#### Entries provided
######

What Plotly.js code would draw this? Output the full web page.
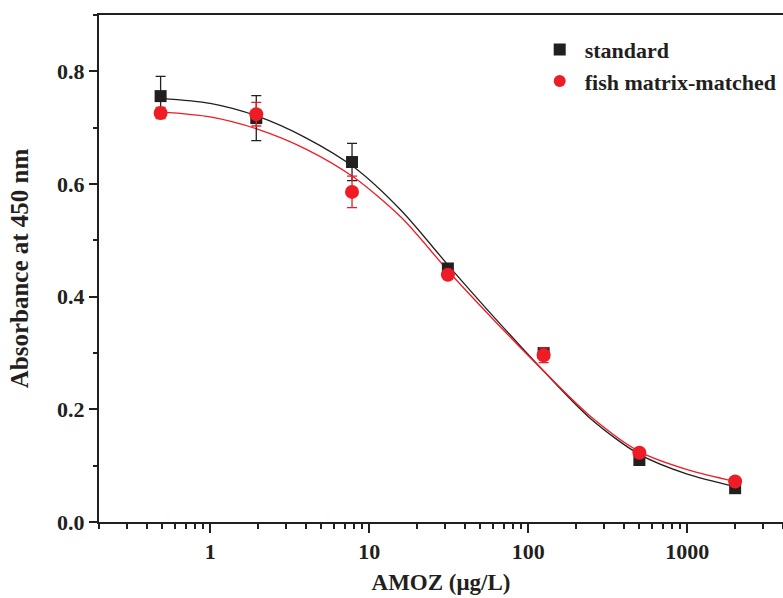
<!DOCTYPE html>
<html>
<head>
<meta charset="utf-8">
<script src="https://cdn.plot.ly/plotly-3.0.1.min.js"></script>
<style>html,body{margin:0;padding:0;background:#fff;}#chart{width:783px;height:598px;}</style>
</head>
<body>
<div id="chart"></div>
<script>
// Measured concentrations (µg/L)
const conc = [0.488, 1.95, 7.8, 31.25, 125, 500, 2000];
// Standard series
const stdY = [0.756, 0.717, 0.639, 0.450, 0.300, 0.110, 0.060];
const stdErr = [0.035, 0.040, 0.033, 0.005, 0.008, 0.004, 0.004];
// Fish matrix-matched series
const fishY = [0.726, 0.724, 0.586, 0.439, 0.296, 0.123, 0.072];
const fishErr = [0.010, 0.021, 0.028, 0.005, 0.013, 0.004, 0.004];
// Fitted curves
const fitX = [0.488, 1, 2, 4, 8, 16, 32, 64, 125, 250, 500, 1000, 2000];
const stdFit = [0.752, 0.743, 0.720, 0.682, 0.630, 0.552, 0.453, 0.357, 0.268, 0.182, 0.120, 0.085, 0.063];
const fishFit = [0.728, 0.719, 0.697, 0.662, 0.612, 0.540, 0.443, 0.352, 0.268, 0.186, 0.125, 0.093, 0.072];
const xTickVals = [1, 10, 100, 1000];
const xTickText = ['1', '10', '100', '1000'];

const FONT = 'Liberation Serif, Times New Roman, serif';

const traces = [
  {x: fitX, y: stdFit, mode: 'lines', line: {color: '#231f20', width: 1.3, shape: 'spline', smoothing: 0.8}, showlegend: false, hoverinfo: 'skip'},
  {x: fitX, y: fishFit, mode: 'lines', line: {color: '#ee1c25', width: 1.3, shape: 'spline', smoothing: 0.8}, showlegend: false, hoverinfo: 'skip'},
  {x: conc, y: stdY, name: 'standard', mode: 'markers',
   marker: {symbol: 'square', size: 12, color: '#231f20'},
   error_y: {type: 'data', array: stdErr, visible: true, color: '#231f20', thickness: 1.3, width: 5}},
  {x: conc, y: fishY, name: 'fish matrix-matched', mode: 'markers',
   marker: {symbol: 'circle', size: 14, color: '#ee1c25'},
   error_y: {type: 'data', array: fishErr, visible: true, color: '#ee1c25', thickness: 1.3, width: 5}}
];

const layout = {
  width: 783, height: 598,
  margin: {l: 99, r: 0, t: 15, b: 76},
  paper_bgcolor: '#fff', plot_bgcolor: '#fff',
  font: {family: FONT, color: '#231f20', size: 22, weight: 'bold'},
  xaxis: {
    type: 'log', range: [Math.log10(0.2), Math.log10(4000)],
    tickvals: xTickVals, ticktext: xTickText,
    showgrid: false, zeroline: false,
    showline: true, linecolor: '#231f20', linewidth: 2, mirror: true,
    ticks: 'outside', ticklen: 9, tickwidth: 2, tickcolor: '#231f20',
    tickfont: {family: FONT, size: 22, weight: 'bold'},
    minor: {ticks: 'outside', ticklen: 5, tickwidth: 2, tickcolor: '#231f20', dtick: 'D1', showgrid: false},
    title: {text: 'AMOZ (μg/L)', font: {family: FONT, size: 23, weight: 'bold'}, standoff: 10}
  },
  yaxis: {
    range: [0, 0.9], dtick: 0.2, tick0: 0, tickformat: '.1f',
    showgrid: false, zeroline: false,
    showline: true, linecolor: '#231f20', linewidth: 2,
    ticks: 'outside', ticklen: 8, tickwidth: 2, tickcolor: '#231f20',
    tickfont: {family: FONT, size: 22, weight: 'bold'},
    minor: {ticks: 'outside', ticklen: 4, tickwidth: 2, tickcolor: '#231f20', dtick: 0.1, showgrid: false},
    title: {text: 'Absorbance at 450 nm', font: {family: FONT, size: 25, weight: 'bold'}, standoff: 21}
  },
  legend: {
    x: 0.637, y: 0.973, xanchor: 'left', yanchor: 'top',
    bgcolor: 'rgba(0,0,0,0)', borderwidth: 0,
    font: {family: FONT, size: 22, weight: 'bold', color: '#231f20'},
    tracegroupgap: 0, itemwidth: 40, itemsizing: 'constant'
  },
  showlegend: true
};

Plotly.newPlot('chart', traces, layout, {displayModeBar: false, staticPlot: true});
</script>
</body>
</html>
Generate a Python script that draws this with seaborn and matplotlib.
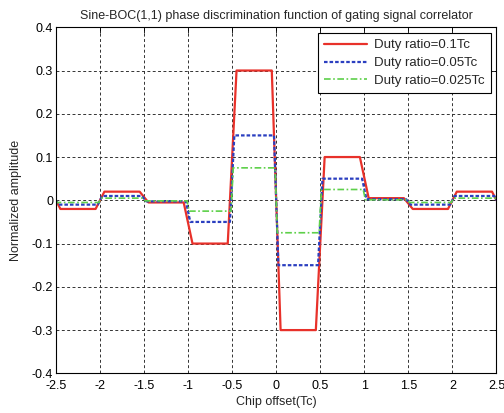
import matplotlib
matplotlib.use("Agg")
import matplotlib.pyplot as plt
import seaborn as sns
import pandas as pd

sns.set_theme(style="white")
plt.rcParams['font.family'] = ['Liberation Sans', 'DejaVu Sans']

# Piecewise-linear discriminator curves (chip offset in Tc, normalized amplitude)
x_01 = [-2.5, -2.45, -2.05, -1.95, -1.55, -1.45, -1.05, -0.95, -0.55, -0.45, -0.05,
        0.05, 0.45, 0.55, 0.95, 1.05, 1.45, 1.55, 1.95, 2.05, 2.45, 2.5]
y_01 = [0.0, -0.02, -0.02, 0.02, 0.02, -0.005, -0.005, -0.1, -0.1, 0.3, 0.3,
        -0.3, -0.3, 0.1, 0.1, 0.005, 0.005, -0.02, -0.02, 0.02, 0.02, 0.0]

x_005 = [-2.5, -2.475, -2.025, -1.975, -1.525, -1.475, -1.025, -0.975, -0.525, -0.475, -0.025,
         0.025, 0.475, 0.525, 0.975, 1.025, 1.475, 1.525, 1.975, 2.025, 2.475, 2.5]
y_005 = [0.0, -0.01, -0.01, 0.01, 0.01, -0.0025, -0.0025, -0.05, -0.05, 0.15, 0.15,
         -0.15, -0.15, 0.05, 0.05, 0.0025, 0.0025, -0.01, -0.01, 0.01, 0.01, 0.0]

x_0025 = [-2.5, -2.4875, -2.0125, -1.9875, -1.5125, -1.4875, -1.0125, -0.9875, -0.5125, -0.4875, -0.0125,
          0.0125, 0.4875, 0.5125, 0.9875, 1.0125, 1.4875, 1.5125, 1.9875, 2.0125, 2.4875, 2.5]
y_0025 = [0.0, -0.005, -0.005, 0.005, 0.005, -0.00125, -0.00125, -0.025, -0.025, 0.075, 0.075,
          -0.075, -0.075, 0.025, 0.025, 0.00125, 0.00125, -0.005, -0.005, 0.005, 0.005, 0.0]

labels = ["Duty ratio=0.1Tc", "Duty ratio=0.05Tc", "Duty ratio=0.025Tc"]
x_ticks = [-2.5, -2, -1.5, -1, -0.5, 0, 0.5, 1, 1.5, 2, 2.5]
x_ticklabels = ["-2.5", "-2", "-1.5", "-1", "-0.5", "0", "0.5", "1", "1.5", "2", "2.5"]
y_ticks = [-0.4, -0.3, -0.2, -0.1, 0, 0.1, 0.2, 0.3, 0.4]
y_ticklabels = ["-0.4", "-0.3", "-0.2", "-0.1", "0", "0.1", "0.2", "0.3", "0.4"]

fig = plt.figure(figsize=(5.04, 4.13), dpi=100)
ax = fig.add_axes([0.111, 0.096, 0.874, 0.838])

styles = [
    dict(color="#e8312a", linestyle="-", linewidth=1.6),
    dict(color="#2b3fc0", linestyle=(0, (1.6, 0.9)), linewidth=1.6),
    dict(color="#5ed04a", linestyle=(0, (4, 1.5, 1, 1.5)), linewidth=1.2),
]
for xs, ys, lab, st in zip([x_01, x_005, x_0025], [y_01, y_005, y_0025], labels, styles):
    df = pd.DataFrame({"x": xs, "y": ys})
    sns.lineplot(data=df, x="x", y="y", ax=ax, label=lab, sort=False, estimator=None, **st)

ax.set_xlim(-2.5, 2.5)
ax.set_ylim(-0.4, 0.4)
ax.set_xticks(x_ticks)
ax.set_xticklabels(x_ticklabels)
ax.set_yticks(y_ticks)
ax.set_yticklabels(y_ticklabels)
ax.grid(True, color="#333333", linestyle=(0, (3, 2.5)), linewidth=0.7)
ax.tick_params(direction="in", length=4, width=0.6, top=True, right=True,
               labelsize=9, colors="black")
ax.tick_params(axis="x", pad=5)
ax.tick_params(axis="y", pad=2)
for s in ax.spines.values():
    s.set_color("black")
    s.set_linewidth(0.8)

ax.set_xlabel("Chip offset(Tc)", fontsize=9, labelpad=3)
ax.set_ylabel("Normalized amplitude", fontsize=9, labelpad=7)
ax.set_title("Sine-BOC(1,1) phase discrimination function of gating signal correlator",
             fontsize=9, pad=6)

leg = ax.legend(loc="upper right", fontsize=9.5, frameon=True, fancybox=False,
                edgecolor="black", framealpha=1, borderpad=0.45, labelspacing=0.42,
                handlelength=3.3, handletextpad=0.5, borderaxespad=0.45)
leg.get_frame().set_linewidth(0.8)

fig.savefig("out.png", dpi=100)
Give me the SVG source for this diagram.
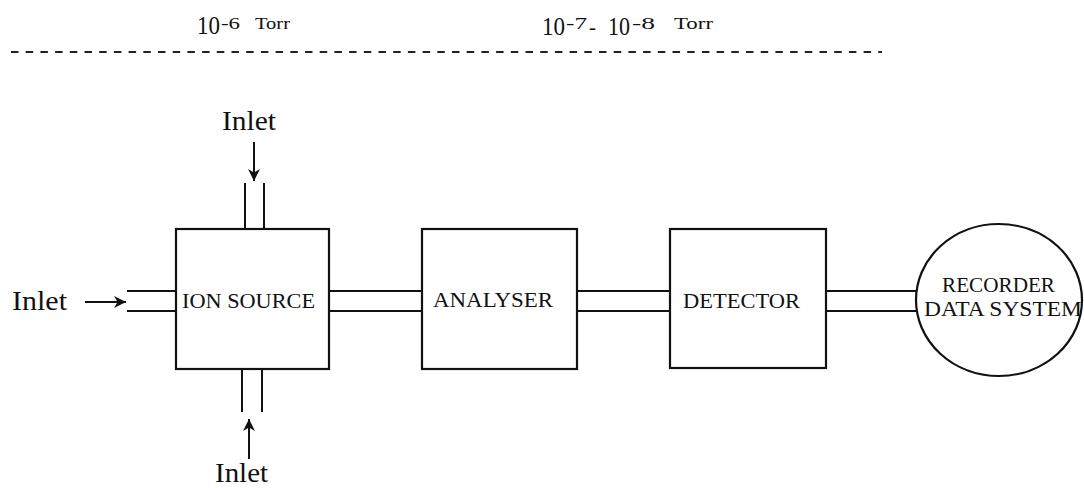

######

#### Stated exercise
Starting at the line containing "Generate a Python" and stopping after the line containing "0.01, 0.01, 0.0]", give the lines again exactly and leave out every image.

#### Worked solution
Generate a Python script that draws this with seaborn and matplotlib.
import matplotlib
matplotlib.use("Agg")
import matplotlib.pyplot as plt
import seaborn as sns
import pandas as pd

sns.set_theme(style="white")
plt.rcParams['font.family'] = ['Liberation Sans', 'DejaVu Sans']

# Piecewise-linear discriminator curves (chip offset in Tc, normalized amplitude)
x_01 = [-2.5, -2.45, -2.05, -1.95, -1.55, -1.45, -1.05, -0.95, -0.55, -0.45, -0.05,
        0.05, 0.45, 0.55, 0.95, 1.05, 1.45, 1.55, 1.95, 2.05, 2.45, 2.5]
y_01 = [0.0, -0.02, -0.02, 0.02, 0.02, -0.005, -0.005, -0.1, -0.1, 0.3, 0.3,
        -0.3, -0.3, 0.1, 0.1, 0.005, 0.005, -0.02, -0.02, 0.02, 0.02, 0.0]

x_005 = [-2.5, -2.475, -2.025, -1.975, -1.525, -1.475, -1.025, -0.975, -0.525, -0.475, -0.025,
         0.025, 0.475, 0.525, 0.975, 1.025, 1.475, 1.525, 1.975, 2.025, 2.475, 2.5]
y_005 = [0.0, -0.01, -0.01, 0.01, 0.01, -0.0025, -0.0025, -0.05, -0.05, 0.15, 0.15,
         -0.15, -0.15, 0.05, 0.05, 0.0025, 0.0025, -0.01, -0.01, 0.01, 0.01, 0.0]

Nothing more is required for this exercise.